Micro farm, augeo community


A number of communities around the country, large and small, have embraced the notion of urban agriculture. The popularity of community gardens has grown hand-in-hand with involvement in CSAs (Community Supported Agriculture). A reaction to the industrialization and homogenization of American agriculture, it is an emerging understanding that we don’t have to go the way of travel-proofed and tasteless hothouse tomatoes, nor deflating and desultory Jonathans. There are alternatives and – through CSAs and community gardens – they are accessible. Varieties long (ever?) missing from your Safeway shelves are now re-emerging: reintroducing us to shapes and tastes concurrently familiar but strange.



 The growth in community gardens and CSAs is, I believe, also driven by another major factor: the opportunity to connect, to create community. We are, in so many ways, disconnected from each other – not even to mention with regards to the food we digest.
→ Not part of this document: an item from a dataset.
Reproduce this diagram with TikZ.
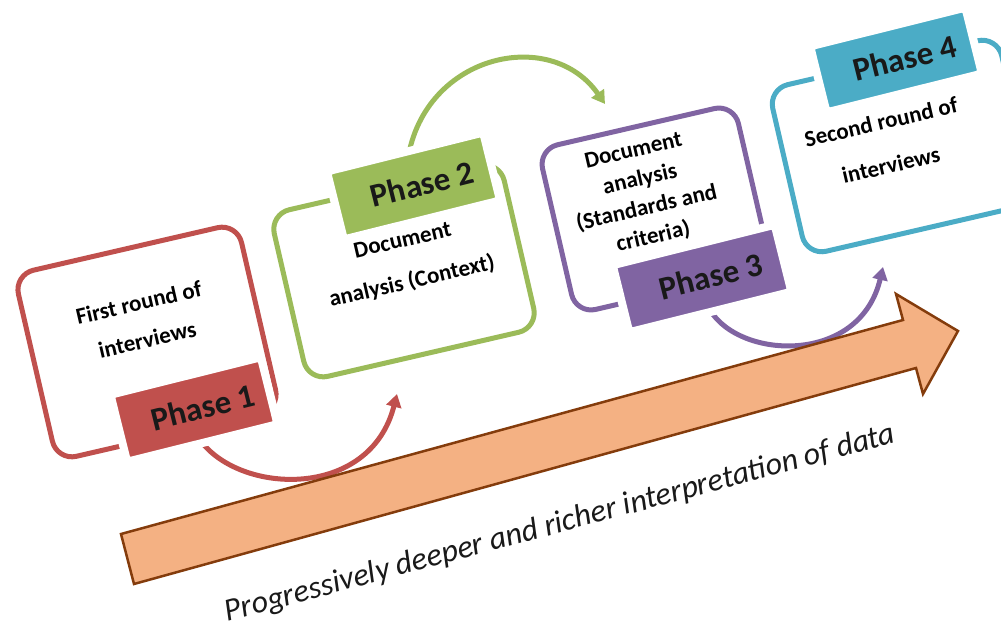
\documentclass[tikz,border=0pt]{standalone}
\usepackage{fontspec}
\setmainfont{Carlito}
\usepackage{xcolor}
\usepackage{tikz}
\usetikzlibrary{arrows.meta}

\definecolor{phaseRed}{HTML}{C0504D}
\definecolor{phaseGreen}{HTML}{9BBB59}
\definecolor{phasePurple}{HTML}{8064A2}
\definecolor{phaseTeal}{HTML}{4BACC6}
\definecolor{arrowFill}{HTML}{F4B183}
\definecolor{arrowLine}{HTML}{843C0C}

\tikzset{
  phasebox/.style={draw=#1, line width=5pt, rounded corners=20pt, fill=white, inner sep=0pt, rotate=13},
  phasetab/.style={fill=#1, draw=white, line width=8pt, rounded corners=4pt, inner sep=0pt, rotate=14,
    text=black!90, font=\bfseries\fontsize{33}{38}\selectfont},
  boxtext/.style={align=center, inner sep=0pt, rotate=13, text=black,
    font=\bfseries\fontsize{23}{#1}\selectfont},
  turnarrow/.style={draw=#1, line width=5pt, -{Triangle[length=13pt,width=15pt]}},
}
\newcommand{\phaselabel}[1]{\hspace*{18pt}Phase #1}

\begin{document}
\begin{tikzpicture}[x=1pt,y=-1pt]
\useasboundingbox (0,0) rectangle (1001,628);
\clip (0,0) rectangle (1001,628);

%Curved Arrows between phases
\coordinate (r1) at (200,440);
\coordinate (r2) at (397,394);
\coordinate (g1) at (407,165);
\coordinate (g2) at (605,104);
\coordinate (p1) at (710,310);
\coordinate (p2) at (883,267);
\draw [turnarrow=phaseRed]    (r1) .. controls (240,495) and (370,500) .. (r2) ;
\draw [turnarrow=phaseGreen]  (g1) .. controls (420,55) and (550,25) .. (g2) ;
\draw [turnarrow=phasePurple] (p1) .. controls (740,360) and (860,365) .. (p2) ;

%Shape: Right Arrow
\draw [fill=arrowFill, draw=arrowLine, line width=2.5pt, line join=miter]
  (121,534) -- (903,320) -- (896,294) -- (958,331) -- (923,394) -- (916,368) -- (134,584) -- cycle ;

%Shape: Rounded Rect (phase boxes)
\node [phasebox=phaseRed, minimum width=229pt, minimum height=191pt] (box1) at (147,342) {};
\node [phasebox=phaseGreen, minimum width=236pt, minimum height=171pt] (box2) at (404,271) {};
\node [phasebox=phasePurple, minimum width=201pt, minimum height=169pt] (box3) at (655,209) {};
\node [phasebox=phaseTeal, minimum width=235pt, minimum height=171pt] (box4) at (902,146) {};

% Text Node
\node [boxtext=38] (txt1) at (143,321) {First round of\\interviews};
% Text Node
\node [boxtext=42] (txt2) at (407.5,262) {Document\\analysis (Context)};
% Text Node
\node [boxtext=29.5] (txt3) at (643.5,194.5) {Document\\analysis\\(Standards and\\criteria)};
% Text Node
\node [boxtext=44] (txt4) at (886,143.5) {Second round of\\interviews};

%Shape: Phase tabs
\node [phasetab=phaseRed, minimum width=155pt, minimum height=69pt] (tab1) at (194,409.5) {\phaselabel{1}};
\node [phasetab=phaseGreen, minimum width=161pt, minimum height=70pt] (tab2) at (413.5,186) {\phaselabel{2}};
\node [phasetab=phasePurple, minimum width=167pt, minimum height=69pt] (tab3) at (702,278.5) {\phaselabel{3}};
\node [phasetab=phaseTeal, minimum width=160pt, minimum height=68pt] (tab4) at (896,60) {\phaselabel{4}};

% Text Node
\node [rotate=15, inner sep=0pt, text=black!90, font=\itshape\fontsize{32}{36}\selectfont] (trend) at (560,524)
  {Progressively deeper and richer interpretation of data};
\end{tikzpicture}
\end{document}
Opportunities…forums…institutions by which to make connection are, in scattered places throughout the country, being enthusiastically embraced. The CSA and the community garden are ways to simultaneously create community while eating more healthily. To learn and meet and know who grows our food, in the case of the CSA; or, with the community garden, to create connection by pulling weeds next to your neighbor. It is, perhaps, sustenance via gastro-social connection…



These notions are, of course, nothing new. However, this did seem a good opportunity to highlight my neighborhood community garden: Flatirons Neighborhood Farm (http://flatironsfarm.org/). The primary portion of the farm is located on a privately owned lot, set amongst the houses of established residents and transitory college students. I pass by this every day on my way to work and it is a model site: the raised beds were as flat as could be, and the irrigation system is very impressive indeed. Putting aside the taste of their vegetables, simply doing what they are doing – the process itself of planting by and for community – makes this neighborhood a better place.
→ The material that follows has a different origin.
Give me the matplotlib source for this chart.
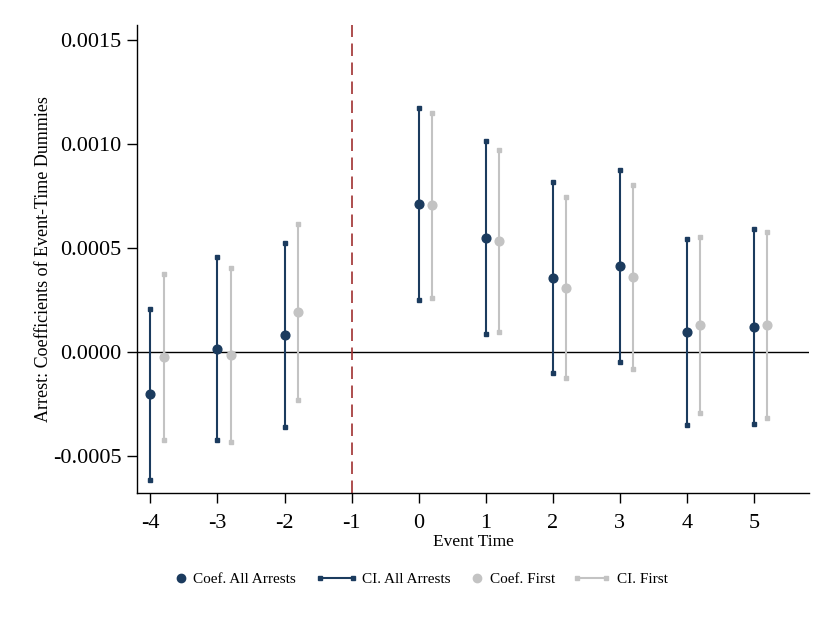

While the farm seems largely located on the above-mentioned lot, it is expanding in intriguing directions.

As can be seen in this picture, vegetables are now being planted in various median strips around the neighborhood. To me, this seems so wonderfully subversive. Instead of having the useless, water-sucking grass strip demarcating sidewalk and road, can you imagine if we all grew produce in these areas? In the same sense that decentralized energy – i.e., solar on every rooftop, etc. – threatens the utilities – can you imagine the potential of better utilizing our private greenspaces? What does Giant – what does corporate agriculture – do if we all begin to grow our own crops using the hidden areas available to us?

All this said, an interesting issue is raised, practical and somewhat ethical, if one is to logically extend out this vision. A tension develops between CSAs and the community garden/individual grower, because an increase in individual agriculture may mean less market for CSAs. Reach for community then becomes, perhaps, a fracturing thereof.